OBJECTIVE »
Can the lines below, from the one that holds "Rebuild this chart" to the very end, be echoed exactly, with both ends included and no pictures?

[Excerpt from a dataset]
----------

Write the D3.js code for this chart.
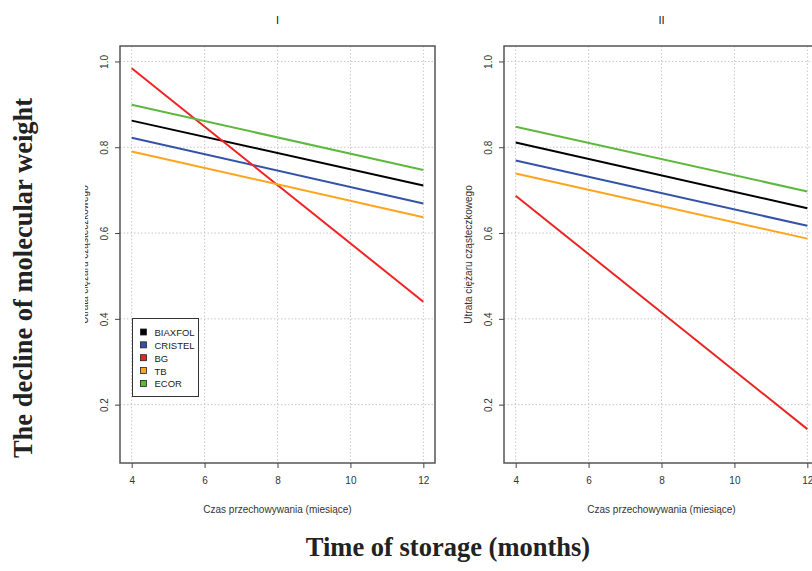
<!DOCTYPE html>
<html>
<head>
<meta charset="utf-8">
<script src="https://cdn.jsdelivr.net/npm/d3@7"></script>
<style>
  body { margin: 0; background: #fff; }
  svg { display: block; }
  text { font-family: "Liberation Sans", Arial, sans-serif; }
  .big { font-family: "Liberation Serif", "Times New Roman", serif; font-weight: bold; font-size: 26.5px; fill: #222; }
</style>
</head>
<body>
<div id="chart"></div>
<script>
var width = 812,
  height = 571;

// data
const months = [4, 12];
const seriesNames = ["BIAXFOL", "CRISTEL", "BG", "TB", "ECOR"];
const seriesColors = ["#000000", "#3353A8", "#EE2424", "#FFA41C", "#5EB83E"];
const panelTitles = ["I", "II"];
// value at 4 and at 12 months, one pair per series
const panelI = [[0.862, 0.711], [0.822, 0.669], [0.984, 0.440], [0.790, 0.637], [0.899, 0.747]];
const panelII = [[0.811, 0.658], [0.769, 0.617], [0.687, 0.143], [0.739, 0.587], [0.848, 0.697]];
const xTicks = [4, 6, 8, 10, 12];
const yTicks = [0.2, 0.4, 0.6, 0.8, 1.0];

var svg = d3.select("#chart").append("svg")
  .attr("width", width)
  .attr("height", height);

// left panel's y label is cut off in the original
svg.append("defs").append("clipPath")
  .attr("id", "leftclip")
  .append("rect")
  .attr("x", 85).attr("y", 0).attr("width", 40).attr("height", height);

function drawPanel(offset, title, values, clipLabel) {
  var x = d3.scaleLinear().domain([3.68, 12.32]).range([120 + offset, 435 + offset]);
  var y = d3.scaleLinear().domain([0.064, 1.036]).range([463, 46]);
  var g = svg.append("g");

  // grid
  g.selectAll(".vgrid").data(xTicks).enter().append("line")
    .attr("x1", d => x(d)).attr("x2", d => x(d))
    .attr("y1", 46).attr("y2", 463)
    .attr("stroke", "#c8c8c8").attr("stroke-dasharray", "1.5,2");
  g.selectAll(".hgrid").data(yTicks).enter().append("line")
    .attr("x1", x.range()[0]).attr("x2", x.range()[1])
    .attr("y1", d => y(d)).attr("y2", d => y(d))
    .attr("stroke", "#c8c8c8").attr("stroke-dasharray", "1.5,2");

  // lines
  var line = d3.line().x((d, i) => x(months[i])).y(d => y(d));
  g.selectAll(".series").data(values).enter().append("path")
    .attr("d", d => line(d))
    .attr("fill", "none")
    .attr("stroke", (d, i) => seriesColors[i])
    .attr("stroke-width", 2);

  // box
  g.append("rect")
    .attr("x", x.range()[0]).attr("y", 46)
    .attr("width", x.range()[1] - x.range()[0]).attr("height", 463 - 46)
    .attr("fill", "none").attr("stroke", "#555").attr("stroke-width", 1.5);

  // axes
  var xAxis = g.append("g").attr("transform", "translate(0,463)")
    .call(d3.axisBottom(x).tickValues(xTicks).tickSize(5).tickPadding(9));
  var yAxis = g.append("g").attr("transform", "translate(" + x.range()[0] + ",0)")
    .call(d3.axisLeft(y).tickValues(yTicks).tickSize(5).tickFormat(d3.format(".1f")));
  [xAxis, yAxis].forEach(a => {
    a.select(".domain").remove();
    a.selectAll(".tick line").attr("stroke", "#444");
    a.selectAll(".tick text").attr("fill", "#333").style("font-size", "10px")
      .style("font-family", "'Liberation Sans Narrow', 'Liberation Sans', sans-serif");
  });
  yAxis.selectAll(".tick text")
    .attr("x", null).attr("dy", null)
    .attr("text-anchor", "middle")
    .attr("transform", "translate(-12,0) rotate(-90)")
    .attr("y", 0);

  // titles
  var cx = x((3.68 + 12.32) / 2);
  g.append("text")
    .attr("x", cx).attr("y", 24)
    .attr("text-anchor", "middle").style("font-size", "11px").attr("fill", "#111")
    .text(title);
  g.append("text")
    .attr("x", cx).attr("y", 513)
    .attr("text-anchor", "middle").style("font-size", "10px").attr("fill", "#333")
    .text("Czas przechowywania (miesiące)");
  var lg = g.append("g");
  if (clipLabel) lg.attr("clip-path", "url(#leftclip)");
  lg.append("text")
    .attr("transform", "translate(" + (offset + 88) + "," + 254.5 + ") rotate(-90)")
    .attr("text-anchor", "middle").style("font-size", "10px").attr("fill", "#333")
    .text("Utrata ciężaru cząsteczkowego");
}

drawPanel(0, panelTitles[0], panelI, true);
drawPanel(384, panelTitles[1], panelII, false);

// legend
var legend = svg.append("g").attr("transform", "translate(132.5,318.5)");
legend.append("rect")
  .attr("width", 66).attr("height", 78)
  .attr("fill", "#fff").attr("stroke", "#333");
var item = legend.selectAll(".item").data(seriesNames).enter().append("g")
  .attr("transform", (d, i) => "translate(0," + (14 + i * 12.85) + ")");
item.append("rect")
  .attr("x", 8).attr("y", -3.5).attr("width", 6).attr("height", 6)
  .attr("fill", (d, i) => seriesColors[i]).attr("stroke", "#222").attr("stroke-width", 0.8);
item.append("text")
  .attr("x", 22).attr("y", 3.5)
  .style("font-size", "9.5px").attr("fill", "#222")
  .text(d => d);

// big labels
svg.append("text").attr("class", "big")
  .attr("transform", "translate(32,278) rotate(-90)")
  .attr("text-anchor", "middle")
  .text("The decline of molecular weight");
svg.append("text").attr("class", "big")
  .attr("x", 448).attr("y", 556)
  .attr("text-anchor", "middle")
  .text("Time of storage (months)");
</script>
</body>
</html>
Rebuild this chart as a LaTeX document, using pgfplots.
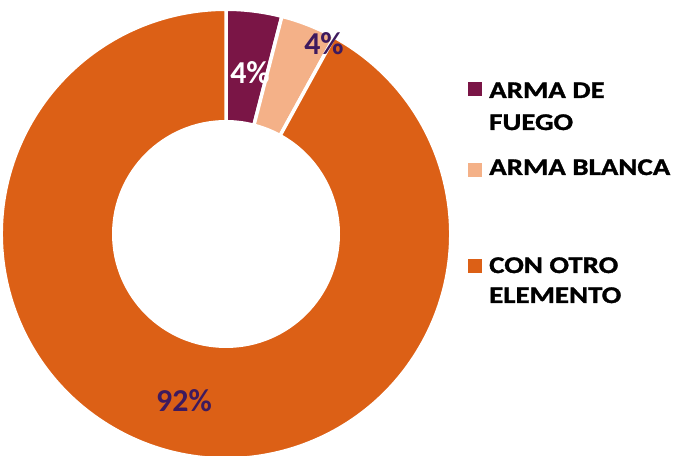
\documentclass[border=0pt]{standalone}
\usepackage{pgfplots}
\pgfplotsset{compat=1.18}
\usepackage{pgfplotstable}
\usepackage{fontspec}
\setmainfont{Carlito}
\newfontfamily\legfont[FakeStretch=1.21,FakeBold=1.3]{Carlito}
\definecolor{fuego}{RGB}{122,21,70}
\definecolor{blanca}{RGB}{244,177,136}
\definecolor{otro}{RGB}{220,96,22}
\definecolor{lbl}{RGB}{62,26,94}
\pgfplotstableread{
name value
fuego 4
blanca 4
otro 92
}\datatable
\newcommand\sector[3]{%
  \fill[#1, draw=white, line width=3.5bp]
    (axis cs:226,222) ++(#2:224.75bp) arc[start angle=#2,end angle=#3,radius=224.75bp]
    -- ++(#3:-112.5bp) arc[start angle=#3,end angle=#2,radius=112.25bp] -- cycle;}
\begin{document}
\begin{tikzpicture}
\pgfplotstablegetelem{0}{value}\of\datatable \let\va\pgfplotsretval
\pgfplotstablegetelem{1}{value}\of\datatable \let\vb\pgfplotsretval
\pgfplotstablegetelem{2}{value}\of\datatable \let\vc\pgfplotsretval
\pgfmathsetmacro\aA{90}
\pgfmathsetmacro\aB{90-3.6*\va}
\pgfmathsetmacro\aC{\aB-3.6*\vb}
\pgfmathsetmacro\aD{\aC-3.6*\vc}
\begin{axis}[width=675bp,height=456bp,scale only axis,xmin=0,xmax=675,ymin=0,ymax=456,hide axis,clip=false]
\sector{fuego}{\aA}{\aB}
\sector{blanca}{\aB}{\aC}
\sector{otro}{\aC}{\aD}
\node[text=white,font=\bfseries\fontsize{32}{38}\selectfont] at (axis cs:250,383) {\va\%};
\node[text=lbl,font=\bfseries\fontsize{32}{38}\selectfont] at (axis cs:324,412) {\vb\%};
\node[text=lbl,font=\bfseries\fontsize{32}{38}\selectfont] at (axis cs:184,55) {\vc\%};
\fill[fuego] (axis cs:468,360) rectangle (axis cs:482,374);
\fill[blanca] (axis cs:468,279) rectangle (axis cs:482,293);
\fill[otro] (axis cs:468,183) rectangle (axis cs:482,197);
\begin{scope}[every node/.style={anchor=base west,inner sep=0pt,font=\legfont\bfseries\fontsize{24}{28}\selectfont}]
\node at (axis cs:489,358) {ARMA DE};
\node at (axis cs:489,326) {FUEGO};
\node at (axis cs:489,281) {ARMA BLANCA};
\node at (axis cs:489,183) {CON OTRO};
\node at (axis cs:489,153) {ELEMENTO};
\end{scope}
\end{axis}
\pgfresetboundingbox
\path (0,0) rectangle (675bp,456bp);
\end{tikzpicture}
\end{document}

----------

RESULT FOR THIS TASK »
Rebuild this chart as a LaTeX document, using pgfplots.
\documentclass[border=0pt]{standalone}
\usepackage{pgfplots}
\pgfplotsset{compat=1.18}
\usepackage{pgfplotstable}
\usepackage{fontspec}
\setmainfont{Carlito}
\newfontfamily\legfont[FakeStretch=1.21,FakeBold=1.3]{Carlito}
\definecolor{fuego}{RGB}{122,21,70}
\definecolor{blanca}{RGB}{244,177,136}
\definecolor{otro}{RGB}{220,96,22}
\definecolor{lbl}{RGB}{62,26,94}
\pgfplotstableread{
name value
fuego 4
blanca 4
otro 92
}\datatable
\newcommand\sector[3]{%
  \fill[#1, draw=white, line width=3.5bp]
    (axis cs:226,222) ++(#2:224.75bp) arc[start angle=#2,end angle=#3,radius=224.75bp]
    -- ++(#3:-112.5bp) arc[start angle=#3,end angle=#2,radius=112.25bp] -- cycle;}
\begin{document}
\begin{tikzpicture}
\pgfplotstablegetelem{0}{value}\of\datatable \let\va\pgfplotsretval
\pgfplotstablegetelem{1}{value}\of\datatable \let\vb\pgfplotsretval
\pgfplotstablegetelem{2}{value}\of\datatable \let\vc\pgfplotsretval
\pgfmathsetmacro\aA{90}
\pgfmathsetmacro\aB{90-3.6*\va}
\pgfmathsetmacro\aC{\aB-3.6*\vb}
\pgfmathsetmacro\aD{\aC-3.6*\vc}
\begin{axis}[width=675bp,height=456bp,scale only axis,xmin=0,xmax=675,ymin=0,ymax=456,hide axis,clip=false]
\sector{fuego}{\aA}{\aB}
\sector{blanca}{\aB}{\aC}
\sector{otro}{\aC}{\aD}
\node[text=white,font=\bfseries\fontsize{32}{38}\selectfont] at (axis cs:250,383) {\va\%};
\node[text=lbl,font=\bfseries\fontsize{32}{38}\selectfont] at (axis cs:324,412) {\vb\%};
\node[text=lbl,font=\bfseries\fontsize{32}{38}\selectfont] at (axis cs:184,55) {\vc\%};
\fill[fuego] (axis cs:468,360) rectangle (axis cs:482,374);
\fill[blanca] (axis cs:468,279) rectangle (axis cs:482,293);
\fill[otro] (axis cs:468,183) rectangle (axis cs:482,197);
\begin{scope}[every node/.style={anchor=base west,inner sep=0pt,font=\legfont\bfseries\fontsize{24}{28}\selectfont}]
\node at (axis cs:489,358) {ARMA DE};
\node at (axis cs:489,326) {FUEGO};
\node at (axis cs:489,281) {ARMA BLANCA};
\node at (axis cs:489,183) {CON OTRO};
\node at (axis cs:489,153) {ELEMENTO};
\end{scope}
\end{axis}
\pgfresetboundingbox
\path (0,0) rectangle (675bp,456bp);
\end{tikzpicture}
\end{document}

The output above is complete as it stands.